━━ SUPPLIED RECORDS

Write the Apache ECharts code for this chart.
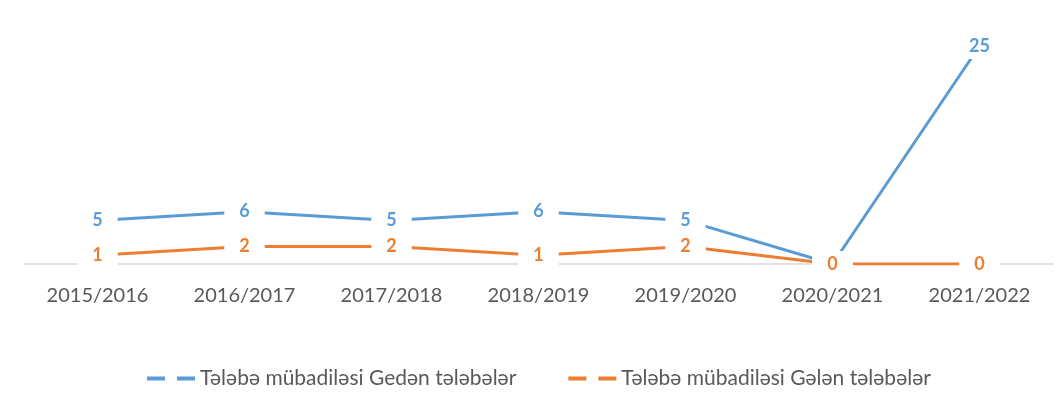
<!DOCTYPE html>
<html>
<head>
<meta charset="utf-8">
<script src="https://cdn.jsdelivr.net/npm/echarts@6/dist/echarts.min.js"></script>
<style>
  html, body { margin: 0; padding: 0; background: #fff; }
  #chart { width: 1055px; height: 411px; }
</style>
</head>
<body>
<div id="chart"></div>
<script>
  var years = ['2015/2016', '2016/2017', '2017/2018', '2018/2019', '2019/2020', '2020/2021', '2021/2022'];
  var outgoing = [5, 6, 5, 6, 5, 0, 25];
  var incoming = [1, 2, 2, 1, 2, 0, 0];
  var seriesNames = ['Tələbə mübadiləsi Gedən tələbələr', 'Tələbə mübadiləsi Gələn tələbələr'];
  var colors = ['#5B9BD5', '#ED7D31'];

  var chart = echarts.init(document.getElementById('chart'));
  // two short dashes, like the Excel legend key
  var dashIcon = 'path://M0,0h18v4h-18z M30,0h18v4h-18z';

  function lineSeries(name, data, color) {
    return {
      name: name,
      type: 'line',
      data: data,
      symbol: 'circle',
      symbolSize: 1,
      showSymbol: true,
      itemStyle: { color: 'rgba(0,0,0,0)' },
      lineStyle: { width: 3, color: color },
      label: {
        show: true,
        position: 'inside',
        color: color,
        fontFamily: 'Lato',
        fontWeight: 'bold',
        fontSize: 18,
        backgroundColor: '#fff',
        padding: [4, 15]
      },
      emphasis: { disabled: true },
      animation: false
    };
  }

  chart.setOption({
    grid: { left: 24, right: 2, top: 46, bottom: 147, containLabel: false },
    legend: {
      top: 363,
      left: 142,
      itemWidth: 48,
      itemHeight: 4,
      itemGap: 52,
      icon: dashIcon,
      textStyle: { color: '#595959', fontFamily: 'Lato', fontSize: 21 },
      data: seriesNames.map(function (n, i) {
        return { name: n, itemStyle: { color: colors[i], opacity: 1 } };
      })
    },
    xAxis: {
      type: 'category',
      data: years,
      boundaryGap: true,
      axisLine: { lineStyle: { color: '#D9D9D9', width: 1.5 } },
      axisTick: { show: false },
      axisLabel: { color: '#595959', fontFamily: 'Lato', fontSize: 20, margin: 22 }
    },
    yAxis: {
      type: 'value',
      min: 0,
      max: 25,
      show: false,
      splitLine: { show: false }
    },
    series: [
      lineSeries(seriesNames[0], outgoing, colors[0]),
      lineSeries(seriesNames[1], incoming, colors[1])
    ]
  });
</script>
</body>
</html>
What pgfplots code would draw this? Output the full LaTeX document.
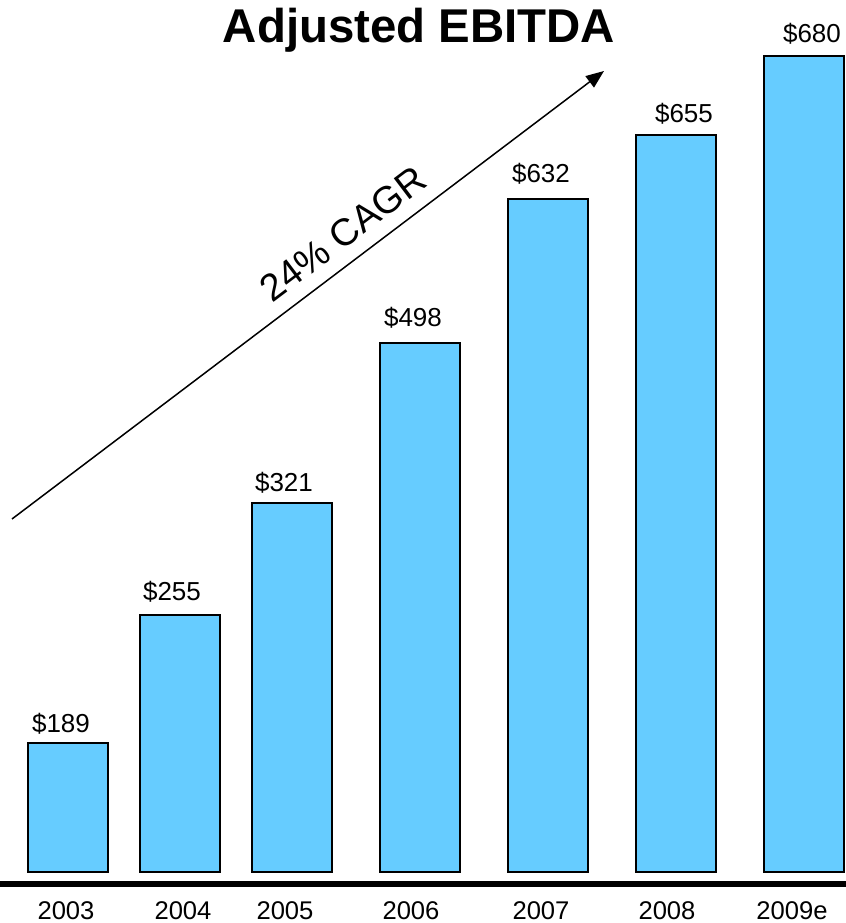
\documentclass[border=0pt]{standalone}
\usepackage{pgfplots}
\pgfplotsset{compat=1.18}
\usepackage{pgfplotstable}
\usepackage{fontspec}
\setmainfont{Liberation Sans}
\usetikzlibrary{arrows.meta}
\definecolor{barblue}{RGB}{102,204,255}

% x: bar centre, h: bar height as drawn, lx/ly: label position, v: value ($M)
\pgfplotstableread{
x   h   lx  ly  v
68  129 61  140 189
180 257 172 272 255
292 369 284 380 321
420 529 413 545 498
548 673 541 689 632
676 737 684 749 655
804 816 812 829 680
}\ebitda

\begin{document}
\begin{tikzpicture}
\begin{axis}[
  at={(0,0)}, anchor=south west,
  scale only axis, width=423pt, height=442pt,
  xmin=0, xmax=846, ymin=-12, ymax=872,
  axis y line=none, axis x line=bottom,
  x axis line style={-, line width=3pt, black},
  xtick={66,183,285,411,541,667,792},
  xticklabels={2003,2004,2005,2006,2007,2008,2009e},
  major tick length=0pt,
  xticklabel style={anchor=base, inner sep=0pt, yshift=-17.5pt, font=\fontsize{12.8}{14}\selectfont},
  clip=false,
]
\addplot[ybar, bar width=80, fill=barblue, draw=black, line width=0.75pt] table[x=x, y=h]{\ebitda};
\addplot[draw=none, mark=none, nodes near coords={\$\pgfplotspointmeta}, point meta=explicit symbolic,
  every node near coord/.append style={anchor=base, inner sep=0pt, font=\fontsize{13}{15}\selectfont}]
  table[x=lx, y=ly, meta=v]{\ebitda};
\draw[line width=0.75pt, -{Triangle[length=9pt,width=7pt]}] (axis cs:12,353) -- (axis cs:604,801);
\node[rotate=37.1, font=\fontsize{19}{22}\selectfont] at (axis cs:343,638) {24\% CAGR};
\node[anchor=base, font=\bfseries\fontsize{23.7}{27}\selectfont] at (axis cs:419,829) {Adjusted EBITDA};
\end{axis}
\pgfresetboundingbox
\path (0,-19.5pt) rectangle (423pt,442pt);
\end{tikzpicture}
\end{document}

━━━━

__TASK OBJECTIVE__:
Copy each line exactly, and leave the pictures out of your copy.

__EXERCISE ANSWER__:
Write the Apache ECharts code for this chart.
<!DOCTYPE html>
<html>
<head>
<meta charset="utf-8">
<script src="https://cdn.jsdelivr.net/npm/echarts@6/dist/echarts.min.js"></script>
<style>
  html, body { margin: 0; padding: 0; background: #fff; }
  #chart { width: 1055px; height: 411px; }
</style>
</head>
<body>
<div id="chart"></div>
<script>
  var years = ['2015/2016', '2016/2017', '2017/2018', '2018/2019', '2019/2020', '2020/2021', '2021/2022'];
  var outgoing = [5, 6, 5, 6, 5, 0, 25];
  var incoming = [1, 2, 2, 1, 2, 0, 0];
  var seriesNames = ['Tələbə mübadiləsi Gedən tələbələr', 'Tələbə mübadiləsi Gələn tələbələr'];
  var colors = ['#5B9BD5', '#ED7D31'];

  var chart = echarts.init(document.getElementById('chart'));
  // two short dashes, like the Excel legend key
  var dashIcon = 'path://M0,0h18v4h-18z M30,0h18v4h-18z';

  function lineSeries(name, data, color) {
    return {
      name: name,
      type: 'line',
      data: data,
      symbol: 'circle',
      symbolSize: 1,
      showSymbol: true,
      itemStyle: { color: 'rgba(0,0,0,0)' },
      lineStyle: { width: 3, color: color },
      label: {
        show: true,
        position: 'inside',
        color: color,
        fontFamily: 'Lato',
        fontWeight: 'bold',
        fontSize: 18,
        backgroundColor: '#fff',
        padding: [4, 15]
      },
      emphasis: { disabled: true },
      animation: false
    };
  }

  chart.setOption({
    grid: { left: 24, right: 2, top: 46, bottom: 147, containLabel: false },
    legend: {
      top: 363,
      left: 142,
      itemWidth: 48,
      itemHeight: 4,
      itemGap: 52,
      icon: dashIcon,
      textStyle: { color: '#595959', fontFamily: 'Lato', fontSize: 21 },
      data: seriesNames.map(function (n, i) {
        return { name: n, itemStyle: { color: colors[i], opacity: 1 } };
      })
    },
    xAxis: {
      type: 'category',
      data: years,
      boundaryGap: true,
      axisLine: { lineStyle: { color: '#D9D9D9', width: 1.5 } },
      axisTick: { show: false },
      axisLabel: { color: '#595959', fontFamily: 'Lato', fontSize: 20, margin: 22 }
    },
    yAxis: {
      type: 'value',
      min: 0,
      max: 25,
      show: false,
      splitLine: { show: false }
    },
    series: [
      lineSeries(seriesNames[0], outgoing, colors[0]),
      lineSeries(seriesNames[1], incoming, colors[1])
    ]
  });
</script>
</body>
</html>
What pgfplots code would draw this? Output the full LaTeX document.
\documentclass[border=0pt]{standalone}
\usepackage{pgfplots}
\pgfplotsset{compat=1.18}
\usepackage{pgfplotstable}
\usepackage{fontspec}
\setmainfont{Liberation Sans}
\usetikzlibrary{arrows.meta}
\definecolor{barblue}{RGB}{102,204,255}

% x: bar centre, h: bar height as drawn, lx/ly: label position, v: value ($M)
\pgfplotstableread{
x   h   lx  ly  v
68  129 61  140 189
180 257 172 272 255
292 369 284 380 321
420 529 413 545 498
548 673 541 689 632
676 737 684 749 655
804 816 812 829 680
}\ebitda

\begin{document}
\begin{tikzpicture}
\begin{axis}[
  at={(0,0)}, anchor=south west,
  scale only axis, width=423pt, height=442pt,
  xmin=0, xmax=846, ymin=-12, ymax=872,
  axis y line=none, axis x line=bottom,
  x axis line style={-, line width=3pt, black},
  xtick={66,183,285,411,541,667,792},
  xticklabels={2003,2004,2005,2006,2007,2008,2009e},
  major tick length=0pt,
  xticklabel style={anchor=base, inner sep=0pt, yshift=-17.5pt, font=\fontsize{12.8}{14}\selectfont},
  clip=false,
]
\addplot[ybar, bar width=80, fill=barblue, draw=black, line width=0.75pt] table[x=x, y=h]{\ebitda};
\addplot[draw=none, mark=none, nodes near coords={\$\pgfplotspointmeta}, point meta=explicit symbolic,
  every node near coord/.append style={anchor=base, inner sep=0pt, font=\fontsize{13}{15}\selectfont}]
  table[x=lx, y=ly, meta=v]{\ebitda};
\draw[line width=0.75pt, -{Triangle[length=9pt,width=7pt]}] (axis cs:12,353) -- (axis cs:604,801);
\node[rotate=37.1, font=\fontsize{19}{22}\selectfont] at (axis cs:343,638) {24\% CAGR};
\node[anchor=base, font=\bfseries\fontsize{23.7}{27}\selectfont] at (axis cs:419,829) {Adjusted EBITDA};
\end{axis}
\pgfresetboundingbox
\path (0,-19.5pt) rectangle (423pt,442pt);
\end{tikzpicture}
\end{document}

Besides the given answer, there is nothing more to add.